Future versions of the specification will add more explanatory details (e.g., “Unsafe Rust code will not lead to undefined behavior under the following conditions:…”) until we achieve the desired level of precision.

Scope:

The specification should cover at least some parts of the following areas related to Rust syntax and semantics, with certain sections possibly having intrinsic connections to specific backends or target implementation technologies (e.g., inline asm):

Rust syntax, specified through Backus-Naur Form (BNF) or some reasonable extension of BNF.
Macro expansion.
Macro-by-example (macro_rules) transcription; Hygiene.
cfg attributes.
Procedural macros; attributes and derive.
Path and identifier resolution.
Modules.
Static semantics.
Type definitions; type expressions; layout.
Type inference and type checking; subtyping.
Lifetimes and borrow checking.
Generics; associated item resolution and Trait solving.
Operational semantics of safe Rust.
Binding tables; match expressions; drop glue.
Value movement and copying; borrowing.
Field projection; method dispatch.
Operator overloading.
Operational semantics of unsafe Rust.
Memory model.
Inline assembly.
Const evaluation.
Crates and crate linkage.

This list may expand over time.

Presentation:

The Rust specification will be a publicly accessible document, similar to all other Rust documents (with the same licensing terms). The text will be written in English and will only use technical terms defined either in the specification itself or in freely available online dictionaries.
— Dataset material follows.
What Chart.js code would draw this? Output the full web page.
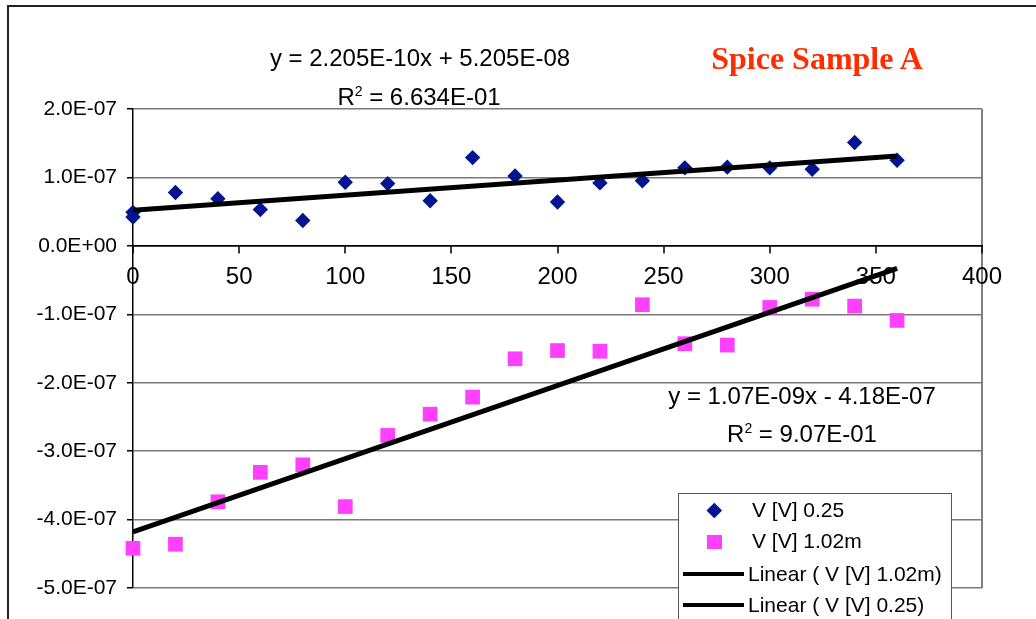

Individual items in the specification can be referenced and named: not only in hyperlinks but also within the text (e.g., “[syntax.patterns.arm.5]”). Whenever possible, these name/project references should persist in different versions of the specification.
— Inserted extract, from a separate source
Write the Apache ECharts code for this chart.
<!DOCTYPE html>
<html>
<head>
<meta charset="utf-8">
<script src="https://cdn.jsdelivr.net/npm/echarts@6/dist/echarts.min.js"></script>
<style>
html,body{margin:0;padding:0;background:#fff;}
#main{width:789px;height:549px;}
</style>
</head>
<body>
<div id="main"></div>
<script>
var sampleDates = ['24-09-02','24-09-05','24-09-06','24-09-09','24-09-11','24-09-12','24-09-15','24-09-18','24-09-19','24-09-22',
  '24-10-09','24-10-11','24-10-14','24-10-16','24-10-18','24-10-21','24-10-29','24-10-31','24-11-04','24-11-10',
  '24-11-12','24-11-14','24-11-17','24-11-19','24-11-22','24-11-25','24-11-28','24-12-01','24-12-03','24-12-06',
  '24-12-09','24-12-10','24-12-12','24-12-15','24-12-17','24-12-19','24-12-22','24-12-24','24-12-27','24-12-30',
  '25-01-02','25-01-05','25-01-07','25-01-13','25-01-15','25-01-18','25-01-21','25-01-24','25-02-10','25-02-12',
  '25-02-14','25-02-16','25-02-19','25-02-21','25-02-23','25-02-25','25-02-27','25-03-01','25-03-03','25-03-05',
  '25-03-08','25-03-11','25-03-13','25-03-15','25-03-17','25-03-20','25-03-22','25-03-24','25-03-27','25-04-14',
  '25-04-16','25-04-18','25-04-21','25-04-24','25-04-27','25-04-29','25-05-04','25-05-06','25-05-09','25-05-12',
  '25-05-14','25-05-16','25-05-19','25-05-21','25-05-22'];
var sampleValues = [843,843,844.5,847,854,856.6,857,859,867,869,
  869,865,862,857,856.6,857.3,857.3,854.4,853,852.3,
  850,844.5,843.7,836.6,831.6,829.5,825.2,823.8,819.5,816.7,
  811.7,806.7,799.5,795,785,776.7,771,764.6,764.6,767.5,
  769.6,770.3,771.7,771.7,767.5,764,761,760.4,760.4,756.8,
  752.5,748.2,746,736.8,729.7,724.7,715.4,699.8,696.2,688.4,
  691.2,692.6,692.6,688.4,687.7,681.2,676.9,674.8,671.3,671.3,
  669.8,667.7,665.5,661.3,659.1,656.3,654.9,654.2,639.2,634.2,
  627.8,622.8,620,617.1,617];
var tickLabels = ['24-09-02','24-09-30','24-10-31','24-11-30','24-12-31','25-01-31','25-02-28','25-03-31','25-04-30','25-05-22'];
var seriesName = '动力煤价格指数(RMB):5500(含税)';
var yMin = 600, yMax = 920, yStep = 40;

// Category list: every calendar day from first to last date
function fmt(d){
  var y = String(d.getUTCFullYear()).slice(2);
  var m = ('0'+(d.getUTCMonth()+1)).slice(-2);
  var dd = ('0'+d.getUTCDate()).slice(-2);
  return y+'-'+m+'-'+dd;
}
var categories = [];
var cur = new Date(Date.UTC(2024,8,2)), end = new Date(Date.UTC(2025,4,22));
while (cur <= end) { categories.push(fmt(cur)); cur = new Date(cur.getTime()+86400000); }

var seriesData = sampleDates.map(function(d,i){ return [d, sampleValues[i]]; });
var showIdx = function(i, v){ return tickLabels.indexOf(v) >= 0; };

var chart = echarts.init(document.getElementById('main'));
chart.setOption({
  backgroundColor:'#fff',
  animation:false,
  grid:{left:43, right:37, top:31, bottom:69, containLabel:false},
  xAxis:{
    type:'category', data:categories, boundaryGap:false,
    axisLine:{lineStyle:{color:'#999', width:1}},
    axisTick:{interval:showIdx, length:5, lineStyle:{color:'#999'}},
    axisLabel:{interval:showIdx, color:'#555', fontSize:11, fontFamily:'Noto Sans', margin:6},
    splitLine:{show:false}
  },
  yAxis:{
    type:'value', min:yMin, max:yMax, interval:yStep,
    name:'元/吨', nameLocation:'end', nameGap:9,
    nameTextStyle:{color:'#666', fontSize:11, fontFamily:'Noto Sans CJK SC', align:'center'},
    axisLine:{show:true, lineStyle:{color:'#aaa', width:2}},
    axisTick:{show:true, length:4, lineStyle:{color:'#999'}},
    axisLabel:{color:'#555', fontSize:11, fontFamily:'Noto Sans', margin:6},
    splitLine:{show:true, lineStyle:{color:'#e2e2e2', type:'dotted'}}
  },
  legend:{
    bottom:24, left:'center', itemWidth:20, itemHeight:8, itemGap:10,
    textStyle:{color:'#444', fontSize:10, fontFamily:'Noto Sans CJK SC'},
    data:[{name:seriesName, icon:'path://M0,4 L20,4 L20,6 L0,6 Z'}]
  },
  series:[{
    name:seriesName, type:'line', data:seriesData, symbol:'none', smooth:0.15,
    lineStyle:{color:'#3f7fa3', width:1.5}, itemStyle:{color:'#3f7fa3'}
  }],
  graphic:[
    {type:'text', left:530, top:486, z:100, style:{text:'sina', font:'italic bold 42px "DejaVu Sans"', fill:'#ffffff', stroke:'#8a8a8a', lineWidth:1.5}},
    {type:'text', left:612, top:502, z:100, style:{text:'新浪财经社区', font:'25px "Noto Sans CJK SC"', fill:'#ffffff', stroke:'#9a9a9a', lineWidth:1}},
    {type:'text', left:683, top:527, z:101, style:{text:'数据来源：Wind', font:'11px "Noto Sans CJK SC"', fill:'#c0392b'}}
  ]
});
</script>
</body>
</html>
The iterations of the specification should include renderings highlighting the differences between versions (see, for example, the Ada Reference Manual).

The Rust specification will be maintained in a format that encourages contributions from volunteers, even though the specification team anticipates having to re-license each contribution to maintain consistency in the specification.

While integrity and correctness are top priorities, the team will strive to make the specification as understandable as possible. Ideally, any Rust programmer should be able to delve into and find answers to any language issues they might encounter without needing to consult a “language lawyer” familiar with the document.

Release Cadence:

Rust releases will proceed independently of the specification approval process.

If the specification for a given version has not yet been approved, that version will be released without the associated specification. However, the team may subsequently provide a specification related to a given version.

This design is intentional. The specification work should not add new obstacles that the project needs to overcome to fulfill its existing obligations, such as the 6-week release cycle.

The team envisions eventually reaching a level where updates to the specification can be automatically delivered and aligned with the project’s 6-week release rhythm. However, in the short and medium term, the team hopes to have the flexibility to lag behind the 6-week release schedule.

The ability to lag behind the Rust release plan might be particularly useful as the specification team gradually adds new content to previously unexplored areas or significantly narrows the scope of the current version specification.

Although the specification development process will not impede releases, changes to language features should align with relevant updates to the specification.

Once specifications related to a specific version are started, changes to language features recorded in the current draft specification cannot stabilize without the specification team approving corresponding pull requests for the current specification.

Changes to language features not recorded in the specification can stabilize without updating the specification but require confirmation from specification team members regarding the corresponding features being undocumented.

By enforcing the rule that new features must be part of the specification before stabilizing, the team hopes to eliminate a major source of potential lag between the specification and Rust versions.